§ **The problem**
Write out only the span of lines that begins at the line with "Output the LaTeX" and ends at the line with "import * as". Keep both end lines, word for word.

(Records from a data source)
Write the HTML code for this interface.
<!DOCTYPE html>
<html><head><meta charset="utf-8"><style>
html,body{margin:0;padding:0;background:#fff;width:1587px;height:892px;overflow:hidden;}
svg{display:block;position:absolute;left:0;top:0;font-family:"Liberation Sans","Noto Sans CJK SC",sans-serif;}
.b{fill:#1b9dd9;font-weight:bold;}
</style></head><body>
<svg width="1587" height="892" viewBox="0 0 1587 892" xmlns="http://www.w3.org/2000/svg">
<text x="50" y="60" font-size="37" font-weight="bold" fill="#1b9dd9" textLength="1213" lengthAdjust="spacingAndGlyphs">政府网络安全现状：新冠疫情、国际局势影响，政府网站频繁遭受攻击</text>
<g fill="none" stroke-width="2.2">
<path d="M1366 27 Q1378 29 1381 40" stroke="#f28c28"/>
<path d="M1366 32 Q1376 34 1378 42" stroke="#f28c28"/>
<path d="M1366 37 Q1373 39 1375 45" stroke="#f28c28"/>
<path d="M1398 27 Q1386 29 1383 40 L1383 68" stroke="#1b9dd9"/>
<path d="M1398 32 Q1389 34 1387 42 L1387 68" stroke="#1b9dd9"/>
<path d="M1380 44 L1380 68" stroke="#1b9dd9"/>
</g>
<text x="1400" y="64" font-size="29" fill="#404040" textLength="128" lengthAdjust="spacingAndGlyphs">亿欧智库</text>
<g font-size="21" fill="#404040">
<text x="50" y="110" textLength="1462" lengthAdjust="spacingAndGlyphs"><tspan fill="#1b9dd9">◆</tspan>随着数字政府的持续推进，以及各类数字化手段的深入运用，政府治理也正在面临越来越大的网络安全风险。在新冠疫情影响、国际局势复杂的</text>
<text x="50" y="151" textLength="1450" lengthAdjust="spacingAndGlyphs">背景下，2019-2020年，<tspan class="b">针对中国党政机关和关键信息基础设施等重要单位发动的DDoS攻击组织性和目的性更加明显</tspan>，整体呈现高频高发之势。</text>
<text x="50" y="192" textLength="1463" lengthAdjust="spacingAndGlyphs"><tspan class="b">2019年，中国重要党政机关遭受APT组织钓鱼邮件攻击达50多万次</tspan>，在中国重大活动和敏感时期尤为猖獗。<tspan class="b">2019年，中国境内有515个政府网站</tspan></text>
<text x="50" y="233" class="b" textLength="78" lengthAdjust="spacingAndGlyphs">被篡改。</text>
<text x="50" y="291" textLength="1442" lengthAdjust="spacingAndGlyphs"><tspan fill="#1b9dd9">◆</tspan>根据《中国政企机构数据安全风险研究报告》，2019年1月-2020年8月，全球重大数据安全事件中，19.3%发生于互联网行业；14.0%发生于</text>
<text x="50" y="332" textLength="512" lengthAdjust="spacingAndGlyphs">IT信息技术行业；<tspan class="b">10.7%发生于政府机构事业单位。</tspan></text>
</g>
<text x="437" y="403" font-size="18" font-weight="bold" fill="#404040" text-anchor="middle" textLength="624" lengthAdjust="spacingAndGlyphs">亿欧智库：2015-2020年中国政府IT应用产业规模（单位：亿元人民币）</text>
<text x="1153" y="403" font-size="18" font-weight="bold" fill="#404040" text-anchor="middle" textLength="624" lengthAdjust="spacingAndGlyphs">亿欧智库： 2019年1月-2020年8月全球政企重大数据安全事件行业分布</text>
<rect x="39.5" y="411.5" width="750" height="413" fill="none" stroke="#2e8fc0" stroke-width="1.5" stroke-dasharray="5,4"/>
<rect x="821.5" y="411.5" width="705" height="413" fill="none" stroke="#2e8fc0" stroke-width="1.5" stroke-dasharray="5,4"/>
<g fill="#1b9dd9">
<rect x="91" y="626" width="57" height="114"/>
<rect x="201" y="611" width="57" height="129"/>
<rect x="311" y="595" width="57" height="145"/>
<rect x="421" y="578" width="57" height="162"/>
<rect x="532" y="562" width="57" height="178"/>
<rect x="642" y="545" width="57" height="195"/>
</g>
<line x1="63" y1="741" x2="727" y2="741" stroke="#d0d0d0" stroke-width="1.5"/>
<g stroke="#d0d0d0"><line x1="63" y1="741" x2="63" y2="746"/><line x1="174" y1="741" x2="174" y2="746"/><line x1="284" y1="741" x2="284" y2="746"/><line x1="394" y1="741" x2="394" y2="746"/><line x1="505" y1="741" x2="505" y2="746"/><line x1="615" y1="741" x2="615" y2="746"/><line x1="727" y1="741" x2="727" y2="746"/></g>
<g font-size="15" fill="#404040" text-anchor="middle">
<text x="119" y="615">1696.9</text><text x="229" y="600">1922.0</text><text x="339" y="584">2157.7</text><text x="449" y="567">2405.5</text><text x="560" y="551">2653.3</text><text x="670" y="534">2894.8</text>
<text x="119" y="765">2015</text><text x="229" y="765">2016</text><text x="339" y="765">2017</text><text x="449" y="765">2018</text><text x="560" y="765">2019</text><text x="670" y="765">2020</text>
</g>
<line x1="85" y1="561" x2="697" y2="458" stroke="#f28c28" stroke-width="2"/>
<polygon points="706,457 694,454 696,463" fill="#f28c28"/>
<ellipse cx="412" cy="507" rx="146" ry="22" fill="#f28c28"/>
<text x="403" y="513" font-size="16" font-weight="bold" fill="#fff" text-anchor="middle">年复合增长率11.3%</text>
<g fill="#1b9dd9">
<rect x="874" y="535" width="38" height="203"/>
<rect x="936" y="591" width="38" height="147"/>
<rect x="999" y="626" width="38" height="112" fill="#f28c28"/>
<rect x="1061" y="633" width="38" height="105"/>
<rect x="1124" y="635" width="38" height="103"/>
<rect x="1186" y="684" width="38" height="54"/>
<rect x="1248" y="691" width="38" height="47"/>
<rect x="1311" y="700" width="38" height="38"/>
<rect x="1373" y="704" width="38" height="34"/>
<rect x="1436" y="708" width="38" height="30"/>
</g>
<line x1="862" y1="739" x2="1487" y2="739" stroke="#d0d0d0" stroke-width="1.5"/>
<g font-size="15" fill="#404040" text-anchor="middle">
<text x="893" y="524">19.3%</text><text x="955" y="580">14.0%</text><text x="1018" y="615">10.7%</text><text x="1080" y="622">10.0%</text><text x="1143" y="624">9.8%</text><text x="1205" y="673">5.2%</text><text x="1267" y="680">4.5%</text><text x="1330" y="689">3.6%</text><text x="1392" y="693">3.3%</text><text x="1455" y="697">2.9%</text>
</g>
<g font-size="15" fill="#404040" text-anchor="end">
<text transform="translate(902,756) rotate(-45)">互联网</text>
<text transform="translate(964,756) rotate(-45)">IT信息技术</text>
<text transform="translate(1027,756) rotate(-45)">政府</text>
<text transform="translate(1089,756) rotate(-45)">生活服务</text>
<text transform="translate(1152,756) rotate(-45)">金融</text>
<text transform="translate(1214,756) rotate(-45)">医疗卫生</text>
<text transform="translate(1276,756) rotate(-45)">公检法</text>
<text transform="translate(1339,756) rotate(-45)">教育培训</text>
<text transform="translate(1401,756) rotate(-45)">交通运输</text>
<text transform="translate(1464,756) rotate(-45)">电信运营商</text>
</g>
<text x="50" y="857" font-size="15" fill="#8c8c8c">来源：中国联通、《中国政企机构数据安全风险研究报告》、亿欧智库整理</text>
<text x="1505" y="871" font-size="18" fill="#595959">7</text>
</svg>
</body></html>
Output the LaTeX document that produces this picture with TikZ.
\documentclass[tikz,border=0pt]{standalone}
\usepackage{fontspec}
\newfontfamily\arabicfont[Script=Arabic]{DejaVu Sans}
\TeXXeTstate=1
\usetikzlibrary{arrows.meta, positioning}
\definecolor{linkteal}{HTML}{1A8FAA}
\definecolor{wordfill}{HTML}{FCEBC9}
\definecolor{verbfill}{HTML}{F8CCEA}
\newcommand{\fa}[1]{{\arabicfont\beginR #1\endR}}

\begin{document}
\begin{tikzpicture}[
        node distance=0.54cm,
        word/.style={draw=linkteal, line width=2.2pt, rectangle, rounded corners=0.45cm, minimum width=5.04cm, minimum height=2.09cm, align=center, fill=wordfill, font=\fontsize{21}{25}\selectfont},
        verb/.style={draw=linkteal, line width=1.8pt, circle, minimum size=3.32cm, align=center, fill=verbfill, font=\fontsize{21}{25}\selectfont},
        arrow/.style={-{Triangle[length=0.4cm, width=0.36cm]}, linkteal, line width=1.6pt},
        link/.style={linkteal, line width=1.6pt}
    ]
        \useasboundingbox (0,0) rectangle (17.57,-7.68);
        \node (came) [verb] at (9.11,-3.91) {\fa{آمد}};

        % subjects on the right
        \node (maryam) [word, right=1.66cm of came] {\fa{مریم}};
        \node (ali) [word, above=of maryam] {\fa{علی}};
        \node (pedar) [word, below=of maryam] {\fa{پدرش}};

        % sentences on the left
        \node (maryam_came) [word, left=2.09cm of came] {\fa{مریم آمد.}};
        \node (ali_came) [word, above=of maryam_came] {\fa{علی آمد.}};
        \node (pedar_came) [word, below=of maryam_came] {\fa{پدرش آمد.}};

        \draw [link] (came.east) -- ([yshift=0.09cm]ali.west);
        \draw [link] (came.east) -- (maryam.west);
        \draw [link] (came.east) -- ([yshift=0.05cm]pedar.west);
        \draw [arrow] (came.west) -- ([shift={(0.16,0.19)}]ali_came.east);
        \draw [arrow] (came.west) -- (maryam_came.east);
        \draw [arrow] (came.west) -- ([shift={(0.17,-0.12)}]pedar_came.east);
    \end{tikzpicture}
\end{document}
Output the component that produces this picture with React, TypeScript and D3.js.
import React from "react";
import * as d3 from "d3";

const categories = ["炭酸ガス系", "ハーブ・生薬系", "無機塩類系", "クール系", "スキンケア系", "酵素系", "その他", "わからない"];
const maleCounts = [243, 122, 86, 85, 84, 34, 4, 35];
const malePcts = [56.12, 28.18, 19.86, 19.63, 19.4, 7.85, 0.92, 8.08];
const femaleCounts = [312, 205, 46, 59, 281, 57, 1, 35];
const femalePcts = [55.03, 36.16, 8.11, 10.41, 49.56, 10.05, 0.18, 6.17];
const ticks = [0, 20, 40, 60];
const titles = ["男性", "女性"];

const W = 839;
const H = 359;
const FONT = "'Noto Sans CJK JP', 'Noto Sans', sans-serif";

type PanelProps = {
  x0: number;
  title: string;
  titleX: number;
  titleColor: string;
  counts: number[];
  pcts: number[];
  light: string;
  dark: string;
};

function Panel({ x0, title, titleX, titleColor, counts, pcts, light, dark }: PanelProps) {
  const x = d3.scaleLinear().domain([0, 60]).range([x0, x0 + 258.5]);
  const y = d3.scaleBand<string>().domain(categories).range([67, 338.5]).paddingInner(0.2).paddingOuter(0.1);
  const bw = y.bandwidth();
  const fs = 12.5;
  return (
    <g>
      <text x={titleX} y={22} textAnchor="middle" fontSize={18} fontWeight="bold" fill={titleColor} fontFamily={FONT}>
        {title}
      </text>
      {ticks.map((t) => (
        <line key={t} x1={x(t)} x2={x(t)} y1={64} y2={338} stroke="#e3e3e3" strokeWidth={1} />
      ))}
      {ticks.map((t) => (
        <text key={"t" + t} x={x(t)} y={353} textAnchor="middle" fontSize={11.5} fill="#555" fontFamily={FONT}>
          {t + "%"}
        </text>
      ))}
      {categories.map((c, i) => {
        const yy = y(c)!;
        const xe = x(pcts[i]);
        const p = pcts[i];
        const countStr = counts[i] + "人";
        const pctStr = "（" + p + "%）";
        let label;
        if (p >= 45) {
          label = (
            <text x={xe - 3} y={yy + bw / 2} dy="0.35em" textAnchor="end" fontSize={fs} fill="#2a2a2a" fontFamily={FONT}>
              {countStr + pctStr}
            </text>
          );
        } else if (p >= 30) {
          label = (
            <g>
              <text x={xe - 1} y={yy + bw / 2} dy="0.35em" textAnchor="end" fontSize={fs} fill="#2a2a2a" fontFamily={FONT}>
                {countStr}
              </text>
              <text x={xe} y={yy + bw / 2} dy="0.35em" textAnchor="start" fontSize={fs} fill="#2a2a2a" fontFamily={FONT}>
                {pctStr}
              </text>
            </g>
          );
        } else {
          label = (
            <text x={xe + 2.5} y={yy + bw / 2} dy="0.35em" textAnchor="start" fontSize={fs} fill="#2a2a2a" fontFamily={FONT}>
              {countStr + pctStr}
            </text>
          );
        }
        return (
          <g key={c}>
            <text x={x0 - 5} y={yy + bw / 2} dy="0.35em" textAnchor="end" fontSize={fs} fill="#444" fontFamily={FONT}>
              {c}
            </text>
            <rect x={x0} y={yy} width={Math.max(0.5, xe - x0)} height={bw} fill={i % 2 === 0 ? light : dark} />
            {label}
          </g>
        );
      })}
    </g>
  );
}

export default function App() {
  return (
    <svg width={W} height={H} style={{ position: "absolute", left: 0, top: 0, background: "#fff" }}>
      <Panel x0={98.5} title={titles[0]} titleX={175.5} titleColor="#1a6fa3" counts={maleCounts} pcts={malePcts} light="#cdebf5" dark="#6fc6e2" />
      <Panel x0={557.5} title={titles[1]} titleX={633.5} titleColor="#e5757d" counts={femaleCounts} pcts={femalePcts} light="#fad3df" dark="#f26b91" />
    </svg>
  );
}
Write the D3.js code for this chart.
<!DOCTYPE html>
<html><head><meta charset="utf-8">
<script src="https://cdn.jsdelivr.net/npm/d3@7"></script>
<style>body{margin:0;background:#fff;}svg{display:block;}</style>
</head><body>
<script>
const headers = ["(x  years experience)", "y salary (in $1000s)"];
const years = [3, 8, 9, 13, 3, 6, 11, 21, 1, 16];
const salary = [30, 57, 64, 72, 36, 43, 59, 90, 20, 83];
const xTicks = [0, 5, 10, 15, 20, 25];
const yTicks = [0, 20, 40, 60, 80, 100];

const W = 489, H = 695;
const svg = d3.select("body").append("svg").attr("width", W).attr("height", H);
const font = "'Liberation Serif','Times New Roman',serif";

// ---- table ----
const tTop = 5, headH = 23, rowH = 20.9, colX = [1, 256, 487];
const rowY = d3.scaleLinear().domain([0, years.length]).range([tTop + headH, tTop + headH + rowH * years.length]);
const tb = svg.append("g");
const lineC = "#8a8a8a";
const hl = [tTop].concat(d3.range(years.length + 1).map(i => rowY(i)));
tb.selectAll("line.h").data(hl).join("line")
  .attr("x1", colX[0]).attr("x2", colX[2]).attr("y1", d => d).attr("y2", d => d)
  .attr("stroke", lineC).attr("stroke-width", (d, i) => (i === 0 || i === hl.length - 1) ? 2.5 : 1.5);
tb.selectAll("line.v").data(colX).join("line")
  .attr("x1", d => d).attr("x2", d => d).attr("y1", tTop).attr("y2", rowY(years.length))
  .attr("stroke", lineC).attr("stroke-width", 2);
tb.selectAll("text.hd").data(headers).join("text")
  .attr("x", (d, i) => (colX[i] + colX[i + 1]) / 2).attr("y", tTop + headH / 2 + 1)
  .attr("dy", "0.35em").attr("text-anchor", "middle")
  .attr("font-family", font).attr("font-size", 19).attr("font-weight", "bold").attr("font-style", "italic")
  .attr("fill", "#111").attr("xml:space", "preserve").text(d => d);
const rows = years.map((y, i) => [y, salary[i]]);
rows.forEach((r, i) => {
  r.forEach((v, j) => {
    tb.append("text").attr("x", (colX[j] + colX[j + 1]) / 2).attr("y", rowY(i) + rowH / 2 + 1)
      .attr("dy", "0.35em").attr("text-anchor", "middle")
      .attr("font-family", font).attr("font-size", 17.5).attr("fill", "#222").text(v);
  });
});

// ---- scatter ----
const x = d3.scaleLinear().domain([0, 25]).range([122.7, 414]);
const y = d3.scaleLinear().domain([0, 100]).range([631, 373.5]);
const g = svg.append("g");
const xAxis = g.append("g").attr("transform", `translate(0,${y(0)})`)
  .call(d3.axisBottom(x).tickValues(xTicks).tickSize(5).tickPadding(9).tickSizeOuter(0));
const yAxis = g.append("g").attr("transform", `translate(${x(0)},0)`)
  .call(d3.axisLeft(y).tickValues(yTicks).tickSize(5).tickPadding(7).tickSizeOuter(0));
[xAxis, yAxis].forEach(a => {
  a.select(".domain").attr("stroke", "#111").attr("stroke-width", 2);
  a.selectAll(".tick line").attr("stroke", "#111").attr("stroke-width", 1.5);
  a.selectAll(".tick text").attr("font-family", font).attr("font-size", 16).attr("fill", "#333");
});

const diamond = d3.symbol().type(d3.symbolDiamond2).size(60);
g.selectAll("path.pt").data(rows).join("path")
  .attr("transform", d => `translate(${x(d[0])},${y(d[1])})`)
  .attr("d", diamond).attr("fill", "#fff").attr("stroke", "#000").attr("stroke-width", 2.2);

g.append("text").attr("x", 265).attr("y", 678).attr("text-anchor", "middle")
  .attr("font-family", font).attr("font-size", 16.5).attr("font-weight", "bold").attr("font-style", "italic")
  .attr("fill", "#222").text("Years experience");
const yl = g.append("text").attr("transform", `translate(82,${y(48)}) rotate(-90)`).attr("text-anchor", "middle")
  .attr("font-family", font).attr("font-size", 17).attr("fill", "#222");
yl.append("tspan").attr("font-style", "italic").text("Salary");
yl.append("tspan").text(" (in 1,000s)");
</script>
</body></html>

§ **Solution for this task**
Output the LaTeX document that produces this picture with TikZ.
\documentclass[tikz,border=0pt]{standalone}
\usepackage{fontspec}
\newfontfamily\arabicfont[Script=Arabic]{DejaVu Sans}
\TeXXeTstate=1
\usetikzlibrary{arrows.meta, positioning}
\definecolor{linkteal}{HTML}{1A8FAA}
\definecolor{wordfill}{HTML}{FCEBC9}
\definecolor{verbfill}{HTML}{F8CCEA}
\newcommand{\fa}[1]{{\arabicfont\beginR #1\endR}}

\begin{document}
\begin{tikzpicture}[
        node distance=0.54cm,
        word/.style={draw=linkteal, line width=2.2pt, rectangle, rounded corners=0.45cm, minimum width=5.04cm, minimum height=2.09cm, align=center, fill=wordfill, font=\fontsize{21}{25}\selectfont},
        verb/.style={draw=linkteal, line width=1.8pt, circle, minimum size=3.32cm, align=center, fill=verbfill, font=\fontsize{21}{25}\selectfont},
        arrow/.style={-{Triangle[length=0.4cm, width=0.36cm]}, linkteal, line width=1.6pt},
        link/.style={linkteal, line width=1.6pt}
    ]
        \useasboundingbox (0,0) rectangle (17.57,-7.68);
        \node (came) [verb] at (9.11,-3.91) {\fa{آمد}};

        % subjects on the right
        \node (maryam) [word, right=1.66cm of came] {\fa{مریم}};
        \node (ali) [word, above=of maryam] {\fa{علی}};
        \node (pedar) [word, below=of maryam] {\fa{پدرش}};

        % sentences on the left
        \node (maryam_came) [word, left=2.09cm of came] {\fa{مریم آمد.}};
        \node (ali_came) [word, above=of maryam_came] {\fa{علی آمد.}};
        \node (pedar_came) [word, below=of maryam_came] {\fa{پدرش آمد.}};

        \draw [link] (came.east) -- ([yshift=0.09cm]ali.west);
        \draw [link] (came.east) -- (maryam.west);
        \draw [link] (came.east) -- ([yshift=0.05cm]pedar.west);
        \draw [arrow] (came.west) -- ([shift={(0.16,0.19)}]ali_came.east);
        \draw [arrow] (came.west) -- (maryam_came.east);
        \draw [arrow] (came.west) -- ([shift={(0.17,-0.12)}]pedar_came.east);
    \end{tikzpicture}
\end{document}
Output the component that produces this picture with React, TypeScript and D3.js.
import React from "react";
import * as d3 from "d3";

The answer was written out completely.